QB VII | |
---|---|
Created by | Leon Uris |
Starring |
Ben Gazzara Anthony Hopkins |
Composer(s) | Jerry Goldsmith |
Country of origin | United States |
Production | |
Executive producer(s) | Douglas S. Cramer |
Running time | 390 minutes |
Production company(s) | The Douglas S. Cramer Company Screen Gems |
Distributor | Sony Pictures Television |
Release | |
Original network | ABC |
Original release | April 29, 1974 – 2001 |
QB VII by Leon Uris is a dramatic courtroom novel published in 1970. The four-part novel highlights the events leading to a libel trial in the United Kingdom. The novel was Uris's second consecutive #1 New York Times Best Seller and third overall. The novel is loosely based on a court case for defamation (Dering v Uris) that arose from Uris' previous best-selling novel Exodus.

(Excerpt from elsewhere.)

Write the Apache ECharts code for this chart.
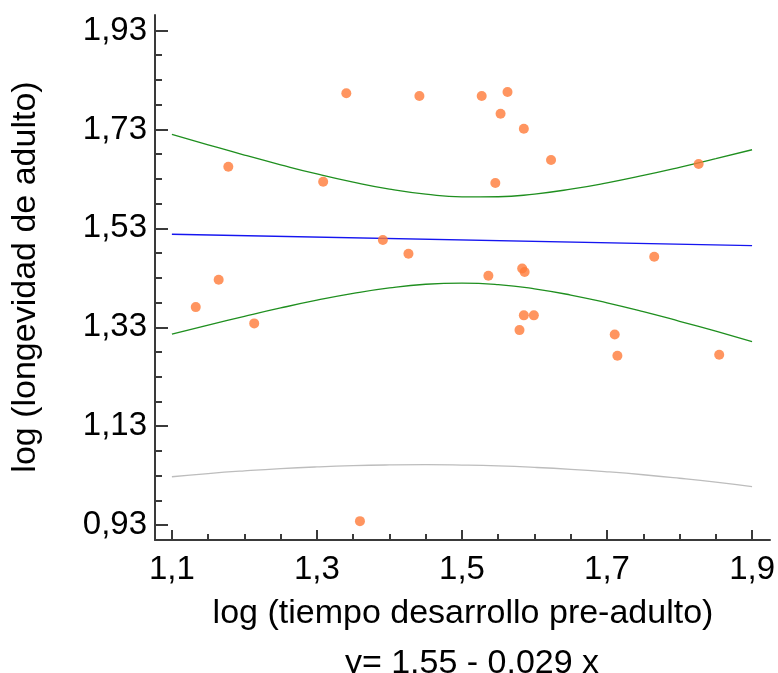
<!DOCTYPE html>
<html>
<head>
<meta charset="utf-8">
<script src="https://cdn.jsdelivr.net/npm/echarts@6/dist/echarts.min.js"></script>
<style>
  html, body { margin: 0; padding: 0; background: #ffffff; }
  #chart { width: 778px; height: 673px; }
</style>
</head>
<body>
<div id="chart"></div>
<script>
// log of pre-adult development time (x) and adult longevity (y), one pair per case
const devTime = [1.1329, 1.1645, 1.1778, 1.2135, 1.3086, 1.3405, 1.3909, 1.4262, 1.4413,
  1.5272, 1.5364, 1.5460, 1.5532, 1.5628, 1.5830, 1.5864, 1.5853, 1.5793, 1.5853, 1.5991,
  1.6228, 1.7106, 1.7143, 1.7651, 1.8263, 1.8547, 1.3593];
const longevity = [1.3708, 1.4260, 1.6546, 1.3379, 1.6242, 1.8030, 1.5063, 1.4786, 1.7975,
  1.7975, 1.4341, 1.6216, 1.7617, 1.8056, 1.4487, 1.4416, 1.7314, 1.3243, 1.3541, 1.3541,
  1.6681, 1.3156, 1.2724, 1.4726, 1.6600, 1.2744, 0.9381];

// fitted line y = 1.55 - 0.029 x at the ends of the x range
const fitX = [1.1, 1.9];
const fitY = [1.5181, 1.4949];

// band curves sampled every 0.05 along x
const bandX = [1.10, 1.15, 1.20, 1.25, 1.30, 1.35, 1.40, 1.45, 1.50, 1.55, 1.60, 1.65, 1.70, 1.75, 1.80, 1.85, 1.90];
const upperMean = [1.7201, 1.6989, 1.6782, 1.6585, 1.6399, 1.6233, 1.6092, 1.5990, 1.5936, 1.5939, 1.5994, 1.6092, 1.6220, 1.6370, 1.6534, 1.6708, 1.6889];
const lowerMean = [1.3161, 1.3345, 1.3522, 1.3691, 1.3847, 1.3985, 1.4096, 1.4170, 1.4194, 1.4163, 1.4078, 1.3952, 1.3794, 1.3616, 1.3422, 1.3220, 1.3009];
const lowerPred = [1.0279, 1.0343, 1.0397, 1.0443, 1.0478, 1.0503, 1.0517, 1.0522, 1.0514, 1.0497, 1.0468, 1.0429, 1.0379, 1.0319, 1.0248, 1.0169, 1.0079];

// axis ticks
const xMajorTicks = [1.1, 1.3, 1.5, 1.7, 1.9];
const xMinorTicks = [1.15, 1.2, 1.25, 1.35, 1.4, 1.45, 1.55, 1.6, 1.65, 1.75, 1.8, 1.85];
const yMajorTicks = [0.93, 1.13, 1.33, 1.53, 1.73, 1.93];
const yMinorTicks = [0.98, 1.03, 1.08, 1.18, 1.23, 1.28, 1.38, 1.43, 1.48, 1.58, 1.63, 1.68, 1.78, 1.83, 1.88];

const xTitle = 'log (tiempo desarrollo pre-adulto)';
const yTitle = 'log (longevidad de adulto)';
const equation = 'y= 1.55 - 0.029 x';

const FONT = '"Liberation Sans", Arial, sans-serif';
const X_MIN = 1.0767, X_MAX = 1.9247;
const Y_MIN = 0.90, Y_MAX = 1.9613;
const AXIS_COLOR = '#3a3a3a';

const zip = (xs, ys) => xs.map((x, i) => [x, ys[i]]);
const comma = (v) => String(v).replace('.', ',');

const chart = echarts.init(document.getElementById('chart'), null, { renderer: 'canvas' });

const baseX = { type: 'value', min: X_MIN, max: X_MAX, position: 'bottom', splitLine: { show: false } };
const baseY = { type: 'value', min: Y_MIN, max: Y_MAX, position: 'left', splitLine: { show: false } };

chart.setOption({
  animation: false,
  backgroundColor: '#ffffff',
  grid: { left: 155, top: 15, right: 5, bottom: 133, containLabel: false },
  xAxis: [
    Object.assign({}, baseX, {
      axisLine: { show: true, lineStyle: { color: AXIS_COLOR, width: 2 } },
      axisTick: { show: true, inside: true, length: 10, customValues: xMajorTicks, lineStyle: { color: AXIS_COLOR, width: 2 } },
      axisLabel: { show: true, customValues: xMajorTicks, formatter: comma, margin: 13,
        color: '#000', fontSize: 33, fontFamily: FONT }
    }),
    Object.assign({}, baseX, {
      axisLine: { show: false },
      axisTick: { show: true, inside: true, length: 6, customValues: xMinorTicks, lineStyle: { color: AXIS_COLOR, width: 2 } },
      axisLabel: { show: false }
    })
  ],
  yAxis: [
    Object.assign({}, baseY, {
      axisLine: { show: true, lineStyle: { color: AXIS_COLOR, width: 2 } },
      axisTick: { show: true, inside: true, length: 13, customValues: yMajorTicks, lineStyle: { color: AXIS_COLOR, width: 2 } },
      axisLabel: { show: true, customValues: yMajorTicks, formatter: comma, margin: 8,
        color: '#000', fontSize: 33, fontFamily: FONT }
    }),
    Object.assign({}, baseY, {
      axisLine: { show: false },
      axisTick: { show: true, inside: true, length: 7, customValues: yMinorTicks, lineStyle: { color: AXIS_COLOR, width: 2 } },
      axisLabel: { show: false }
    })
  ],
  graphic: [
    { type: 'text', x: 463, y: 614, silent: true,
      style: { text: xTitle, fill: '#000', font: '34px ' + FONT, align: 'center', verticalAlign: 'middle' } },
    { type: 'text', x: 472, y: 664, silent: true,
      style: { text: equation, fill: '#000', font: '34px ' + FONT, align: 'center', verticalAlign: 'middle' } },
    { type: 'text', x: 26, y: 277, rotation: Math.PI / 2, silent: true,
      style: { text: yTitle, fill: '#000', font: '34px ' + FONT, align: 'center', verticalAlign: 'middle' } }
  ],
  series: [
    { type: 'line', name: 'pred', data: zip(bandX, lowerPred), showSymbol: false, smooth: true,
      lineStyle: { color: '#bdbdbd', width: 1.3 }, clip: true, z: 2 },
    { type: 'line', name: 'upper', data: zip(bandX, upperMean), showSymbol: false, smooth: true,
      lineStyle: { color: '#1f8f1f', width: 1.3 }, clip: true, z: 2 },
    { type: 'line', name: 'lower', data: zip(bandX, lowerMean), showSymbol: false, smooth: true,
      lineStyle: { color: '#1f8f1f', width: 1.3 }, clip: true, z: 2 },
    { type: 'line', name: 'fit', data: zip(fitX, fitY), showSymbol: false,
      lineStyle: { color: '#1515f0', width: 1.3 }, clip: true, z: 2 },
    { type: 'scatter', name: 'obs', data: zip(devTime, longevity), symbol: 'circle', symbolSize: 10,
      itemStyle: { color: '#ff7a38' }, clip: false, z: 3 }
  ]
});
</script>
</body>
</html>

QB VII was made into an American television six-and-a-half-hour miniseries produced by Screen Gems; it was also the final program from Columbia Pictures's television division to be made under the Screen Gems banner. It began airing on ABC on April 29, 1974. Adapted to the screen by Edward Anhalt, it was produced by Douglas S. Cramer and directed by Tom Gries. The original music was written by Jerry Goldsmith and the cinematography by Paul Beeson and Robert L. Morrison.
The six-and-a-half-hour miniseries won six primetime Emmy Awards and was nominated for several more.
Adam Kelno has fled to England in the days following World War II. Having escaped from a death camp in Nazi Europe, he finds that his identification with anti-communists in Poland has made him a target of the Soviet Government, which brings up war crime charges against him in England. When the witness is unable to identify him as one of the doctors who castrated him, he is released. Kelno takes his wife and young son to Sarawak, where he labors for years, upgrading public health standards. Upon his return to England, he is knighted. Twenty years have passed, and he has just begun to enjoy his life of renown, when a book is published, which names him as a willing participant to Nazi medical experiments on Jews in the camps. He sues for defamation, and finds that not only can he not escape his past, but that the plaintiff in a defamation case has his own reputation on trial. "QB VII" refers to the courtroom in which the trial is held, Queen's Bench, Room #7.